Dynamics of fluctuation-dominated phase ordering: Hard-core passive sliders on a fluctuating surface

We study the dynamics of a system of hard-core particles sliding downwards on a one-dimensional fluctuating interface, which in a special case can be mapped to the problem of a passive scalar advected by a Burgers fluid. Driven by the surface fluctuations, the particles show a tendency to cluster, but the hard-core interaction prevents collapse. We use numerical simulations to measure the autocorrelation function in steady state and in the aging regime, and space-time correlation functions in steady state. We have also calculated these quantities analytically in a related surface model. The steady-state autocorrelation is a scaling function of $t∕L^z$, where $L$ is the system size and $z$ is the dynamic exponent.
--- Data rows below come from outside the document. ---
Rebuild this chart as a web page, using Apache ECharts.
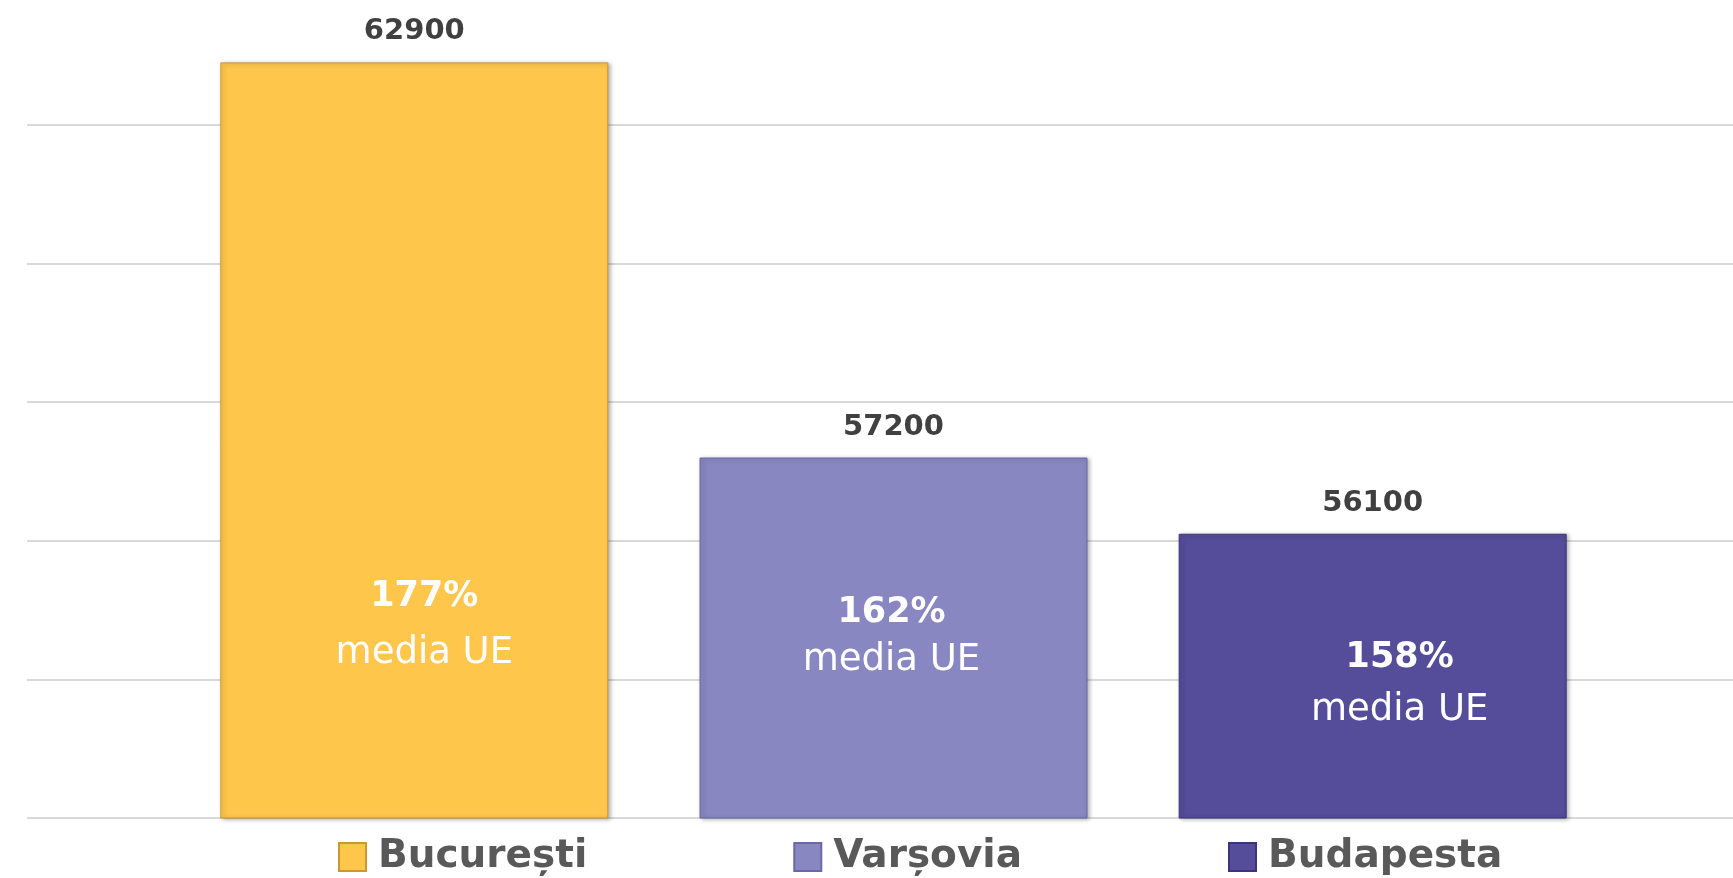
<!DOCTYPE html>
<html>
<head>
<meta charset="utf-8">
<title>PIB per locuitor</title>
<script src="https://cdn.jsdelivr.net/npm/echarts@6/dist/echarts.min.js"></script>
<style>
  html, body { margin: 0; padding: 0; background: #fff; }
  #chart { width: 1733px; height: 878px; }
</style>
</head>
<body>
<div id="chart"></div>
<script>
// date
const category = ['PIB'];
const cities = ['București', 'Varșovia', 'Budapesta'];
const values = [62900, 57200, 56100];
const euShare = ['177%', '162%', '158%'];
const axisMin = 52000;
const axisMax = 63800;
const axisStep = 2000;

// culori
const cityColors = ['#FEC64B', '#8987C2', '#554C9A'];
const edgeColors = ['#C9982F', '#6B69A4', '#3D3578'];
// ultima linie (la max) nu se vede in original
const gridColors = ['#D9D9D9', '#D9D9D9', '#D9D9D9', '#D9D9D9', '#D9D9D9', '#D9D9D9', 'rgba(0,0,0,0)'];

// pozitia textului din interiorul barelor
const innerLabel = [
  { pos: ['50%', '74.4%'], dx: 10, lh: 57 },
  { pos: ['50%', '49.6%'], dx: -2, lh: 48 },
  { pos: ['50%', '52.8%'], dx: 27, lh: 52 }
];

const font = '"DejaVu Sans", sans-serif';

const chart = echarts.init(document.getElementById('chart'));

const series = cities.map((name, i) => ({
  name,
  type: 'bar',
  barWidth: 388,
  barGap: '23.5%',
  data: [values[i]],
  itemStyle: {
    color: cityColors[i],
    borderColor: edgeColors[i],
    borderWidth: 1,
    shadowBlur: 4,
    shadowColor: 'rgba(0,0,0,0.3)',
    shadowOffsetX: 2,
    shadowOffsetY: 1
  },
  label: {
    show: true,
    position: innerLabel[i].pos,
    offset: [innerLabel[i].dx, 0],
    align: 'center',
    verticalAlign: 'middle',
    formatter: '{pct|' + euShare[i] + '}\n{sub|media UE}',
    rich: {
      pct: { fontSize: 35, fontWeight: 'bold', color: '#fff', lineHeight: innerLabel[i].lh, fontFamily: font },
      sub: { fontSize: 37, color: '#fff', lineHeight: innerLabel[i].lh, fontFamily: font }
    }
  },
  markPoint: {
    symbol: 'circle',
    symbolSize: 0,
    silent: true,
    data: [{ type: 'max' }],
    label: {
      show: true,
      position: 'top',
      distance: 16,
      color: '#404040',
      fontSize: 29,
      fontWeight: 'bold',
      fontFamily: font,
      formatter: '{c}'
    }
  },
  emphasis: { disabled: true }
}));

const option = {
  animation: false,
  backgroundColor: '#fff',
  grid: {
    left: 27,
    right: -27,
    top: 0,
    bottom: 60,
    outerBoundsMode: 'none'
  },
  xAxis: {
    type: 'category',
    data: category,
    show: false
  },
  yAxis: {
    type: 'value',
    min: axisMin,
    max: axisMax,
    interval: axisStep,
    axisLabel: { show: false },
    axisLine: { show: false },
    axisTick: { show: false },
    splitLine: { show: true, lineStyle: { color: gridColors, width: 2 } }
  },
  legend: {
    data: cities,
    left: 338,
    top: 837,
    padding: 0,
    icon: 'rect',
    itemWidth: 27,
    itemHeight: 28,
    itemGap: 206,
    selectedMode: false,
    textStyle: {
      fontSize: 39,
      fontWeight: 'bold',
      color: '#595959',
      fontFamily: font,
      lineHeight: 40,
      padding: [0, 0, 0, 7]
    }
  },
  series
};

chart.setOption(option);
</script>
</body>
</html>
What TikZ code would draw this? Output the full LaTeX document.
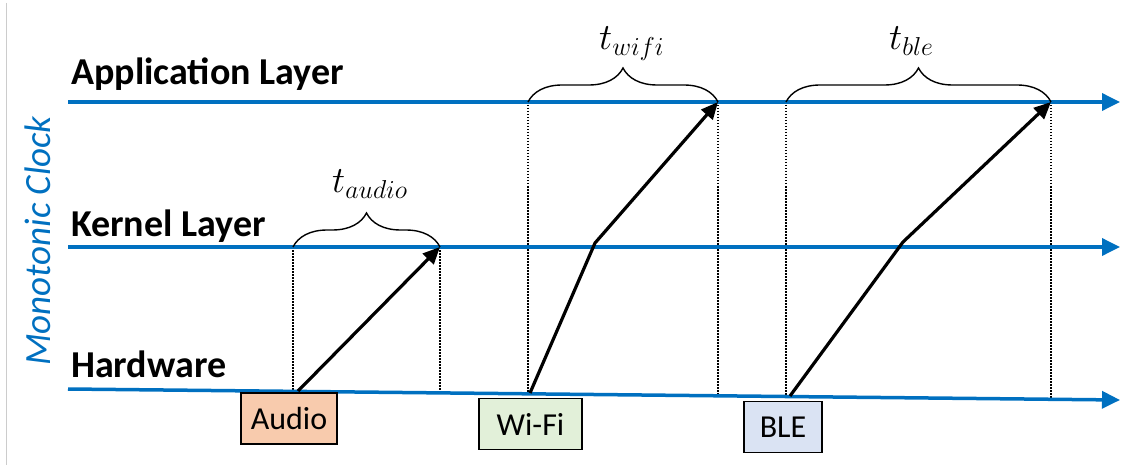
\documentclass[tikz,border=0pt]{standalone}
\usepackage{fix-cm}
\usepackage{fontspec}
\setmainfont{Carlito}
\usetikzlibrary{arrows.meta,decorations.pathreplacing}
\definecolor{clockblue}{HTML}{0070C0}
\definecolor{audiofill}{HTML}{F8CBAD}
\definecolor{wififill}{HTML}{E2F0D9}
\definecolor{blefill}{HTML}{DAE3F3}

\begin{document}
\begin{tikzpicture}[x=1pt,y=-1pt,
        layer/.style={anchor=base west, inner sep=0pt, font=\fontsize{38}{44}\selectfont\bfseries},
        timeline/.style={draw=clockblue, line width=3.5pt, -{Triangle[length=18pt,width=17pt]}},
        hop/.style={line width=3.2pt, -{Triangle[length=17pt,width=15pt]}},
        guide/.style={line width=1.3pt, dash pattern=on 1.5pt off 1.5pt},
        span/.style={decorate, decoration={brace, amplitude=34pt}, line width=1.4pt},
        delay/.style={anchor=base west, inner sep=0pt, font=\fontsize{37}{43}\selectfont},
        device/.style={draw, line width=1.3pt, inner sep=0pt, minimum height=51pt, font=\fontsize{32}{38}\selectfont}]
        \useasboundingbox (0,0) rectangle (1121,465);
        \draw[gray!40, line width=1pt] (6,3) -- (6,465);

        % layers
        \node (applabel) [layer] at (71,85) {Application Layer};
        \node (kernlabel) [layer] at (71,236) {Kernel Layer};
        \node (hwlabel) [layer] at (71,377) {Hardware};
        \node (clocklabel) [rotate=90, text=clockblue, font=\fontsize{37}{44}\selectfont\itshape] at (38,241) {Monotonic Clock};

        \coordinate (app-start) at (68,102);
        \coordinate (app-end) at (1120,102);
        \coordinate (kern-start) at (68,247);
        \coordinate (kern-end) at (1120,247);
        \coordinate (hw-start) at (68,389);
        \coordinate (hw-end) at (1120,400);

        % time points
        \coordinate (aud-k0) at (293,247);
        \coordinate (aud-k1) at (440,247);
        \coordinate (aud-h0) at (293,391.4);
        \coordinate (aud-h1) at (440,392.9);
        \coordinate (wifi-a0) at (528,102);
        \coordinate (wifi-a1) at (718,102);
        \coordinate (wifi-h0) at (528,393.8);
        \coordinate (wifi-h1) at (718,395.8);
        \coordinate (ble-a0) at (786,102);
        \coordinate (ble-a1) at (1051,102);
        \coordinate (ble-h0) at (786,396.5);
        \coordinate (ble-h1) at (1051,399.3);

        \draw[guide] (aud-k0) -- (aud-h0);
        \draw[guide] (aud-k1) -- (aud-h1);
        \draw[guide] (wifi-a0) -- (wifi-h0);
        \draw[guide] (wifi-a1) -- (wifi-h1);
        \draw[guide] (ble-a0) -- (ble-h0);
        \draw[guide] (ble-a1) -- (ble-h1);

        \draw[timeline] (app-start) -- (app-end);
        \draw[timeline] (kern-start) -- (kern-end);
        \draw[timeline] (hw-start) -- (hw-end);

        % braces
        \draw[span] (aud-k0) -- (aud-k1);
        \draw[span] (wifi-a0) -- (wifi-a1);
        \draw[span] (ble-a0) -- (ble-a1);
        \node (taudio) [delay] at (332,193) {$t_{audio}$};
        \node (twifi) [delay] at (599,50) {$t_{wifi}$};
        \node (tble) [delay] at (889,50) {$t_{ble}$};

        % devices
        \node (audio) [device, fill=audiofill, minimum width=96pt] at (289,418.5) {Audio};
        \node (wifi) [device, fill=wififill, minimum width=103pt] at (530.5,424) {Wi-Fi};
        \node (ble) [device, fill=blefill, minimum width=78pt] at (783,427) {BLE};

        \coordinate (aud-go) at (298,391);
        \coordinate (wifi-go) at (530,393);
        \coordinate (wifi-mid) at (595,243);
        \coordinate (ble-go) at (790,396);
        \coordinate (ble-mid) at (903,242);

        \draw[hop] (aud-go) -- (aud-k1);
        \draw[hop] (wifi-go) -- (wifi-mid) -- (wifi-a1);
        \draw[hop] (ble-go) -- (ble-mid) -- (ble-a1);
    \end{tikzpicture}
\end{document}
Starting from a finite intercept, the scaling function decays with a cusp, in the small argument limit. The finite value of the intercept indicates the existence of long-range order in the system. The space-time correlation, which is a function of $r∕L$ and $t∕L^z$, is nonmonotonic in $t$ for fixed $r$. The aging autocorrelation is a scaling function of $t_1$ and $t_2$ where $t_1$ is the waiting time and $t_2$ is the time difference. This scaling function decays as a power law for $t_2⪢t_1$; for $t_1⪢t_2$, it decays with a cusp as in steady state. To reconcile the occurrence of strong fluctuations in the steady state with the fact of an ordered state, we measured the distribution function of the length of the largest cluster. This shows that fluctuations never destroy ordering, but rather the system meanders from one ordered configuration to another on a relatively rapid time scale.

Figure 1

Illustrating the linear drop of $A(t,L)$ for short times $t\lesssim 1$ in the SP model for system size $L=128,256,512$.

Figure 2

Scaled autocorrelation function in steady state for SP and CD models for (a) EW and (b) KPZ interfaces. In both cases, we used $L=512,1024,2048$. The cusp exponents were estimated using the plots shown in the inset.

Figure 3

Aging autocorrelation for CD and SP models with (a) EW and (b) KPZ interfaces. The cusp exponent ${\beta }^{\prime }$ was determined for $t_1⪢t_2$, after subtraction from $m^2$. The CD model data in (a) have been multiplied by $1.5$ to distinguish them from the SP model data points. The inset shows the power law behavior in the regime $t_1⪡t_2$. We used $L=2048$ in (a) and $L=8192$ in (b). The inset shows the data with $t_1=500,2000,8000$ in both (a) and (b). For extraction of ${\beta }^{\prime }$, we used $t_1=2000,8000,32000$.

Figure 4

The time dependence of $G(r,t,L)$ is shown for particles on an (a) EW and (b) KPZ surface for $r∕L=0.016$. The values of $L$ are $256,512,1024$ for (a) and $512,1024,2048$ for (b). The scaled autocorrelation is also shown, for comparison. The insets show the same quantity calculated for the corresponding CD model with $r∕L=0.125$ for both cases.

Figure 5

The distribution of the length of the largest cluster $P(l_{max},L)$ for particles advected by the KPZ surface is shown for $L=256,512,1024$, with the scaling collapse in the inset. The curves to the left show the same distribution in disordered state, after rescaling the $y$ axis by $0.2$.